### Challenge
Only the lines from the start of the data through the one containing "const yAxisTitle = 'Kütlesel hız [kg/m2s]';" belong in your answer; return them exactly.
>> Begin Dataset content
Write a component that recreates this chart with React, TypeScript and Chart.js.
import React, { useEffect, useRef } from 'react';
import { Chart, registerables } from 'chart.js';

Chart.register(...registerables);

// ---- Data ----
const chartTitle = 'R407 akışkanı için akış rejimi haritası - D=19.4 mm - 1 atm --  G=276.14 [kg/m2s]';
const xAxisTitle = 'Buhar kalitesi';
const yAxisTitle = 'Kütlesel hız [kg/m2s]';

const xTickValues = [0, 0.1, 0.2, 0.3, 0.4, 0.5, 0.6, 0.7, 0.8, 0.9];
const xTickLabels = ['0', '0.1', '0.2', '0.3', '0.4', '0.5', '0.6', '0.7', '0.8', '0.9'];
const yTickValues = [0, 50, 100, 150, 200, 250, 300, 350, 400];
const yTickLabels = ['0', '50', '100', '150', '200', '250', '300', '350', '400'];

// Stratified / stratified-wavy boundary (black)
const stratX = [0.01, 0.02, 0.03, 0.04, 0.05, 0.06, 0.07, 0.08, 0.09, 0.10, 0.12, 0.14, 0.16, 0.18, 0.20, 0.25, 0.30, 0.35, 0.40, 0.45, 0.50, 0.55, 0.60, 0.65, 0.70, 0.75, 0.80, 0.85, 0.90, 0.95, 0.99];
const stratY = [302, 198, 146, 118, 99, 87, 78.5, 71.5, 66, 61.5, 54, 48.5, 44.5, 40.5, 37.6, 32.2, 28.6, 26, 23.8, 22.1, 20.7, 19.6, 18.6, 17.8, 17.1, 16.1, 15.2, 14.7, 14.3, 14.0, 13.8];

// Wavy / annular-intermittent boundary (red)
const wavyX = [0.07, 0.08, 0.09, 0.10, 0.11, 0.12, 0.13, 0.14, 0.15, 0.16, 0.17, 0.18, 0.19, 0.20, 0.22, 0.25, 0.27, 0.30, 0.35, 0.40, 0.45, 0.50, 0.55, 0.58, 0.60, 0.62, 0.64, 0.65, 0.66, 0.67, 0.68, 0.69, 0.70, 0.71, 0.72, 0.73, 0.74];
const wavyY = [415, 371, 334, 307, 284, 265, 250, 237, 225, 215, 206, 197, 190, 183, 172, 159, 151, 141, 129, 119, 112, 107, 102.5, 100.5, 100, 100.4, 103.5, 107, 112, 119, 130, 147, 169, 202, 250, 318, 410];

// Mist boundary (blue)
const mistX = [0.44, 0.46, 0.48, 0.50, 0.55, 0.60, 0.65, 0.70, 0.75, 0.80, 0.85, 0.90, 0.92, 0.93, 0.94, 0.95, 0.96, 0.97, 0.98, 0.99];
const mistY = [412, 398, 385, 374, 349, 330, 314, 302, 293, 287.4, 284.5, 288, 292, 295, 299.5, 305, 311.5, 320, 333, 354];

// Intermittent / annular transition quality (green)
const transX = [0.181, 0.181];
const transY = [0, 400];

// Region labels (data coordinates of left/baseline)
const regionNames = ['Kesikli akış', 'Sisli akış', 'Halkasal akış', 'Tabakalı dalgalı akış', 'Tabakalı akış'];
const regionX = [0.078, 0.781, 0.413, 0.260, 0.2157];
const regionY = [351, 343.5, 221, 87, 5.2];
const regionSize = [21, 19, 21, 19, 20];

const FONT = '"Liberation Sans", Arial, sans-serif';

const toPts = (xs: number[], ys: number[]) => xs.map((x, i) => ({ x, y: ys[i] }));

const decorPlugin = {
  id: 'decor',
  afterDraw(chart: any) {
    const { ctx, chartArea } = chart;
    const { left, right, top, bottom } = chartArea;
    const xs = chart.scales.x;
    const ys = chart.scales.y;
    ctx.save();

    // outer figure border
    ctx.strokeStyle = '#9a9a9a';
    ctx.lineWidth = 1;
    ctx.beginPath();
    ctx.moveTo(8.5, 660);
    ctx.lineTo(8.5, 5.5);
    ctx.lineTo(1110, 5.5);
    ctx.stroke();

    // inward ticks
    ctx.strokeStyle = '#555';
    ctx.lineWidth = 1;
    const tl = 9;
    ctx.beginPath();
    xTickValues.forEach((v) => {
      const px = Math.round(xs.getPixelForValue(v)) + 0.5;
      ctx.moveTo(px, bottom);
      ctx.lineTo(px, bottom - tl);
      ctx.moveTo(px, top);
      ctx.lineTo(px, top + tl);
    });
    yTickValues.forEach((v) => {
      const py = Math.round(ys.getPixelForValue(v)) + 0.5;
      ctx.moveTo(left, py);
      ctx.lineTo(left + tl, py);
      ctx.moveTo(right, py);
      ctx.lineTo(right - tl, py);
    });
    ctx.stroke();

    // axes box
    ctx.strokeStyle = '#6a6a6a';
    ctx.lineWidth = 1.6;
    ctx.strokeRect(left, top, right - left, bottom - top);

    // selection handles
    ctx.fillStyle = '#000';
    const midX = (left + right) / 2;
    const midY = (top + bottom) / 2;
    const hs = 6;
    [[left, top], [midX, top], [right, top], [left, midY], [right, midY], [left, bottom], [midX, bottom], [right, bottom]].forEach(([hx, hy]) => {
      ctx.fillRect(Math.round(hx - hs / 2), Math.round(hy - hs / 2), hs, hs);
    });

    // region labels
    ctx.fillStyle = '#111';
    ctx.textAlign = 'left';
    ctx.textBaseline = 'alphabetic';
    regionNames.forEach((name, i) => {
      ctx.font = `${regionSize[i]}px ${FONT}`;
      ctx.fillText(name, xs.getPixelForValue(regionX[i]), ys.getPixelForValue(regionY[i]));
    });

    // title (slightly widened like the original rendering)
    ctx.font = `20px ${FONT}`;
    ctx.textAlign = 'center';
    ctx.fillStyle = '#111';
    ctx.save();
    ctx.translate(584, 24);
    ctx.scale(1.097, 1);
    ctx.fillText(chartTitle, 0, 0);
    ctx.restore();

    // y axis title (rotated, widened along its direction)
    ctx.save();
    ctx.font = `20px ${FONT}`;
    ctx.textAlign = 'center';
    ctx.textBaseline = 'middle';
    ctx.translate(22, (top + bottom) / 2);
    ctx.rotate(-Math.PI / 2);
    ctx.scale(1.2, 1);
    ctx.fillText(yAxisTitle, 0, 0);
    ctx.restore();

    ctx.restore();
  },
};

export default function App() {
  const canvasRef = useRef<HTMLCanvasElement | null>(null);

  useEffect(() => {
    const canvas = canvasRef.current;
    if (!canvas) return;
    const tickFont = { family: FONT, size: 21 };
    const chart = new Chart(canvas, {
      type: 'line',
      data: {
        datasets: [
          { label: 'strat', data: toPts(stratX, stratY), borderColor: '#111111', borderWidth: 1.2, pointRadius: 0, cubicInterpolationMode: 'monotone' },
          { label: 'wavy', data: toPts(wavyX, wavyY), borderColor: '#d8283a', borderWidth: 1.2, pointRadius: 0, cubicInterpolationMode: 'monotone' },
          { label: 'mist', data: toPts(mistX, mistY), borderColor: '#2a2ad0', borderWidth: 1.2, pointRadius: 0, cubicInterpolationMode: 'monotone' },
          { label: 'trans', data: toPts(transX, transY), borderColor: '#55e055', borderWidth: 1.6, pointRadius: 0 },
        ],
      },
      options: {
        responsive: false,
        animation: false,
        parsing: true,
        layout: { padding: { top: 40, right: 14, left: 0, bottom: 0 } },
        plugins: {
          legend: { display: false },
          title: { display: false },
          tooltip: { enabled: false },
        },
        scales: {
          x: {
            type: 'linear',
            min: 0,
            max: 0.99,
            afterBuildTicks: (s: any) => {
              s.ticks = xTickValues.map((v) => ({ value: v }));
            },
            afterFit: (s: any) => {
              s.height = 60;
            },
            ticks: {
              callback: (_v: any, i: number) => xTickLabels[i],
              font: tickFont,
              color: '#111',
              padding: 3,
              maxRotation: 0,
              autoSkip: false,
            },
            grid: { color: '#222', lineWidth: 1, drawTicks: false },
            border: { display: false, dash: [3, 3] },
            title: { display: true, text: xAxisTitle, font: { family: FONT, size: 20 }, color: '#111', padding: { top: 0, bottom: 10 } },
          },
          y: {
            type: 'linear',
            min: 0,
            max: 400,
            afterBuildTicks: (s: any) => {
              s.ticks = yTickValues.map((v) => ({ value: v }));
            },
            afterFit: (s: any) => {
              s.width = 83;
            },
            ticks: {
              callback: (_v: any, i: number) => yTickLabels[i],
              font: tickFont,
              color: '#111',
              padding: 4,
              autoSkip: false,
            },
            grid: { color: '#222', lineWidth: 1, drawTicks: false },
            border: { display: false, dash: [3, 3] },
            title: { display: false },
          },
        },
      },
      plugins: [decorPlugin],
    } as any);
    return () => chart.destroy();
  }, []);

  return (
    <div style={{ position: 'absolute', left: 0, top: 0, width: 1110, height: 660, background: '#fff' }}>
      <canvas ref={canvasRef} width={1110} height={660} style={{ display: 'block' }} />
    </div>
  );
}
>> End Dataset content
### Solution to this exercise
Write a component that recreates this chart with React, TypeScript and Chart.js.
import React, { useEffect, useRef } from 'react';
import { Chart, registerables } from 'chart.js';

Chart.register(...registerables);

// ---- Data ----
const chartTitle = 'R407 akışkanı için akış rejimi haritası - D=19.4 mm - 1 atm --  G=276.14 [kg/m2s]';
const xAxisTitle = 'Buhar kalitesi';
const yAxisTitle = 'Kütlesel hız [kg/m2s]';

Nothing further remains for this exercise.